Steve Henkelman: So, that's T1. M6 is a miscellaneous function.
Steve Henkelman is a teacher at Grand Rapids Community College. He's explaining the CNC machine's programming language. The machine itself looks like a big gray box, with a computer hanging off the side.
Trent Ohren is one of the students here. Ohren says he has friends who do other, more traditional, manufacturing work. CNC machining is nothing like it.
Trent Ohren: They're in more of the automotive, so going to the bar right after they get out of work, as opposed to when I do, it's night and day difference. They're covered in oil and I smell like daisies.
And the pay's not too bad either. Trent could come out of this 18-week class and get a job that pays $10-15 an hour. More experienced machinists can make $50,000-60,000 a year. And they don't need a four year degree to get there. Right now, manufacturers are desperate for these workers.
Mike Hellman: These are the CNC machines.
Mike Hellman is one of the people looking for a skilled CNC machinist. He's head of human resources for Display Pack, a company in Grand Rapids. Display Pack makes that impossible-to-open clear plastic packaging. The molds for the packaging are made on CNC machines.
Hellman's been looking for a machinist for three months with no luck. Only a couple years ago, Display Pack had to lay off machinists.
Dwyer: Where did those people go? Did you try calling them?
Hellman: Some, yes. Some were working, had other jobs, or had moved away or just gone.

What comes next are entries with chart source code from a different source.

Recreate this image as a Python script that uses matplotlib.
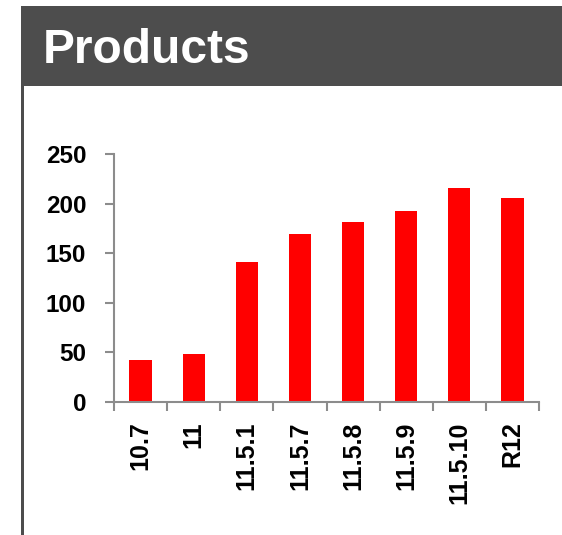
import matplotlib
matplotlib.use("Agg")
import matplotlib.pyplot as plt
from matplotlib.patches import Rectangle

categories = ["10.7", "11", "11.5.1", "11.5.7", "11.5.8", "11.5.9", "11.5.10", "R12"]
values = [42, 48, 141, 169, 181, 193, 216, 206]
yticks = [0, 50, 100, 150, 200, 250]
title = "Products"

plt.rcParams['font.family'] = ['Liberation Sans', 'DejaVu Sans']

W, H = 562, 535
fig = plt.figure(figsize=(W / 100, H / 100), dpi=100)
fig.patch.set_facecolor("white")

dark = "#4d4d4d"
# title bar
fig.patches.append(Rectangle((21 / W, 1 - 86 / H), 1 - 21 / W, 80 / H,
                             transform=fig.transFigure, facecolor=dark,
                             edgecolor="none", zorder=0))
# left border
fig.patches.append(Rectangle((21 / W, 0), 3 / W, 1 - 86 / H,
                             transform=fig.transFigure, facecolor=dark,
                             edgecolor="none", zorder=0))
fig.text(43 / W, 1 - 63 / H, title, color="white", fontsize=34.5,
         fontweight="bold", ha="left", va="baseline")

ax = fig.add_axes([114 / W, 1 - 402 / H, (539 - 114) / W, (402 - 154) / H])
x = list(range(len(categories)))
ax.bar(x, values, width=0.42, color="#ff0000", zorder=2)
ax.set_xlim(-0.5, len(categories) - 0.5)
ax.set_ylim(0, 250)
ax.set_yticks(yticks)
ax.set_yticklabels([str(v) for v in yticks], fontsize=17.5, fontweight="bold")

ax.set_xticks([i - 0.5 for i in range(len(categories) + 1)])
ax.set_xticklabels([])
ax.set_xticks(x, minor=True)
ax.set_xticklabels(categories, minor=True, rotation=90, fontsize=18,
                   fontweight="bold", va="top")
ax.tick_params(axis="x", which="minor", length=0, pad=14)
ax.tick_params(axis="x", which="major", length=6.5, width=1.5, color="#8c8c8c", direction="out")
ax.tick_params(axis="y", length=6.5, width=1.5, color="#8c8c8c", direction="out", pad=13.5)

for s in ["top", "right"]:
    ax.spines[s].set_visible(False)
for s in ["left", "bottom"]:
    ax.spines[s].set_color("#8c8c8c")
    ax.spines[s].set_linewidth(1.5)

fig.savefig("out.png", dpi=100, facecolor="white")
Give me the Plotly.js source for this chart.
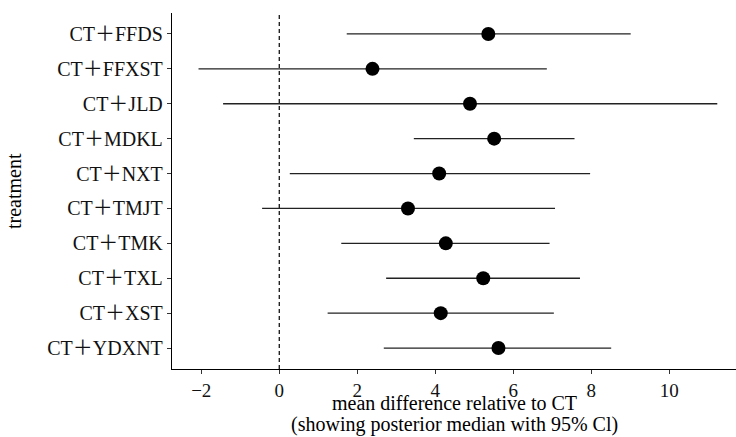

Last year, the Manufacturing Institute surveyed companies, and found that as many as 600,000 jobs are going unfilled in this country because there aren't enough good workers. And the biggest chunk of that number is for skilled production workers, including CNC machinists.
Peter Zelinski says it's one of the biggest problems U.S. manufacturers face.
Zelinski: It wouldn't be competition from China. The number one concern right now is finding skilled people.
And that's really the future of manufacturing in this country -- smarter workers, smarter machines, with computer numerically controlled machines at the heart of it all.
In Grand Rapids, Mich., I'm Dustin Dwyer for Marketplace.